» **Collected data**
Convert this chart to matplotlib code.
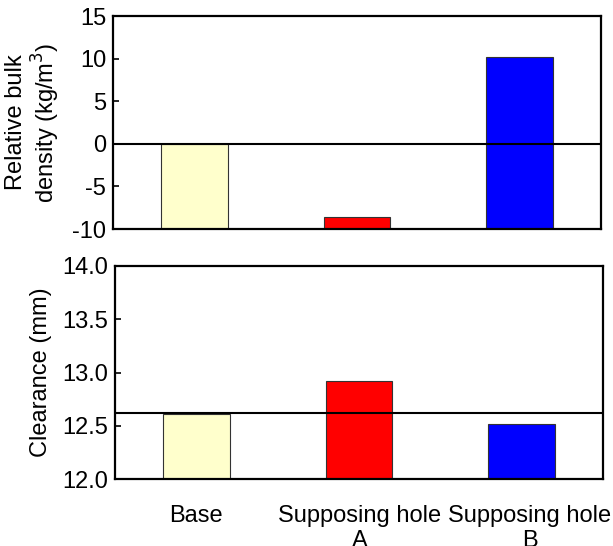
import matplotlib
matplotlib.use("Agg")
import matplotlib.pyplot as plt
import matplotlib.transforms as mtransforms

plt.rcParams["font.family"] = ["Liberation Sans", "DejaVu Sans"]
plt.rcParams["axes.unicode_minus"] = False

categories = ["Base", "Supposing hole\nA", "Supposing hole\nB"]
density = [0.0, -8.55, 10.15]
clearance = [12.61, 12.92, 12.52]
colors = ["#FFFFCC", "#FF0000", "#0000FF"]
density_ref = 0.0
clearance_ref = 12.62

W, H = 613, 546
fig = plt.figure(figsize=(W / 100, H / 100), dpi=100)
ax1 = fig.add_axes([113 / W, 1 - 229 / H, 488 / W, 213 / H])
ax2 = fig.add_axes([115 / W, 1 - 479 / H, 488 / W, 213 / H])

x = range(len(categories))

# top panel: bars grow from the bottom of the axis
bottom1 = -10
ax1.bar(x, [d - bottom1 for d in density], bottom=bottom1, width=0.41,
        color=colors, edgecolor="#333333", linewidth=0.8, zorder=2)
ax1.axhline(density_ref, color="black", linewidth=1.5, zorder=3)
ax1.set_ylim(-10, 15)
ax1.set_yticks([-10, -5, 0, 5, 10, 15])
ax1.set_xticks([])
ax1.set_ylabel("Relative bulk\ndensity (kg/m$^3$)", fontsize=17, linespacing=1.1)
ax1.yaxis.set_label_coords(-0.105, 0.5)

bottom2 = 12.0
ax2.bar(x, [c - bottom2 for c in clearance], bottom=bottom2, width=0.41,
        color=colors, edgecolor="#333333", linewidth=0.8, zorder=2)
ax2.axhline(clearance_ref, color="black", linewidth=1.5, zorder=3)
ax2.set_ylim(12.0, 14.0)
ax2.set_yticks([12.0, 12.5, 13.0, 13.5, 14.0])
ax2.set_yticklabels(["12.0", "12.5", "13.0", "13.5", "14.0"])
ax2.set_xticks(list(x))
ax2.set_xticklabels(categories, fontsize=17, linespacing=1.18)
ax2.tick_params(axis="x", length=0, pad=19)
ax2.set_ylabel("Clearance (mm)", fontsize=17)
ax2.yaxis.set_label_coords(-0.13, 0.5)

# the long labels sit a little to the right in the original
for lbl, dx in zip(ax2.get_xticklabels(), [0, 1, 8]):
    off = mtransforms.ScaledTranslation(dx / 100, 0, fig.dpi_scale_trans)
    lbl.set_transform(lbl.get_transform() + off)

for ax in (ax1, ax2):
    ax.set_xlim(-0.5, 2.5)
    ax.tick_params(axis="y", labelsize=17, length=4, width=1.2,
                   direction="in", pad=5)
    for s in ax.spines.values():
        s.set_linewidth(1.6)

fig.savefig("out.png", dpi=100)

» **What to do**
Word for word, quote the lines above. Omit the pictures.

» **Result below**
Convert this chart to matplotlib code.
import matplotlib
matplotlib.use("Agg")
import matplotlib.pyplot as plt
import matplotlib.transforms as mtransforms

plt.rcParams["font.family"] = ["Liberation Sans", "DejaVu Sans"]
plt.rcParams["axes.unicode_minus"] = False

categories = ["Base", "Supposing hole\nA", "Supposing hole\nB"]
density = [0.0, -8.55, 10.15]
clearance = [12.61, 12.92, 12.52]
colors = ["#FFFFCC", "#FF0000", "#0000FF"]
density_ref = 0.0
clearance_ref = 12.62

W, H = 613, 546
fig = plt.figure(figsize=(W / 100, H / 100), dpi=100)
ax1 = fig.add_axes([113 / W, 1 - 229 / H, 488 / W, 213 / H])
ax2 = fig.add_axes([115 / W, 1 - 479 / H, 488 / W, 213 / H])

x = range(len(categories))

# top panel: bars grow from the bottom of the axis
bottom1 = -10
ax1.bar(x, [d - bottom1 for d in density], bottom=bottom1, width=0.41,
        color=colors, edgecolor="#333333", linewidth=0.8, zorder=2)
ax1.axhline(density_ref, color="black", linewidth=1.5, zorder=3)
ax1.set_ylim(-10, 15)
ax1.set_yticks([-10, -5, 0, 5, 10, 15])
ax1.set_xticks([])
ax1.set_ylabel("Relative bulk\ndensity (kg/m$^3$)", fontsize=17, linespacing=1.1)
ax1.yaxis.set_label_coords(-0.105, 0.5)

bottom2 = 12.0
ax2.bar(x, [c - bottom2 for c in clearance], bottom=bottom2, width=0.41,
        color=colors, edgecolor="#333333", linewidth=0.8, zorder=2)
ax2.axhline(clearance_ref, color="black", linewidth=1.5, zorder=3)
ax2.set_ylim(12.0, 14.0)
ax2.set_yticks([12.0, 12.5, 13.0, 13.5, 14.0])
ax2.set_yticklabels(["12.0", "12.5", "13.0", "13.5", "14.0"])
ax2.set_xticks(list(x))
ax2.set_xticklabels(categories, fontsize=17, linespacing=1.18)
ax2.tick_params(axis="x", length=0, pad=19)
ax2.set_ylabel("Clearance (mm)", fontsize=17)
ax2.yaxis.set_label_coords(-0.13, 0.5)

# the long labels sit a little to the right in the original
for lbl, dx in zip(ax2.get_xticklabels(), [0, 1, 8]):
    off = mtransforms.ScaledTranslation(dx / 100, 0, fig.dpi_scale_trans)
    lbl.set_transform(lbl.get_transform() + off)

for ax in (ax1, ax2):
    ax.set_xlim(-0.5, 2.5)
    ax.tick_params(axis="y", labelsize=17, length=4, width=1.2,
                   direction="in", pad=5)
    for s in ax.spines.values():
        s.set_linewidth(1.6)

fig.savefig("out.png", dpi=100)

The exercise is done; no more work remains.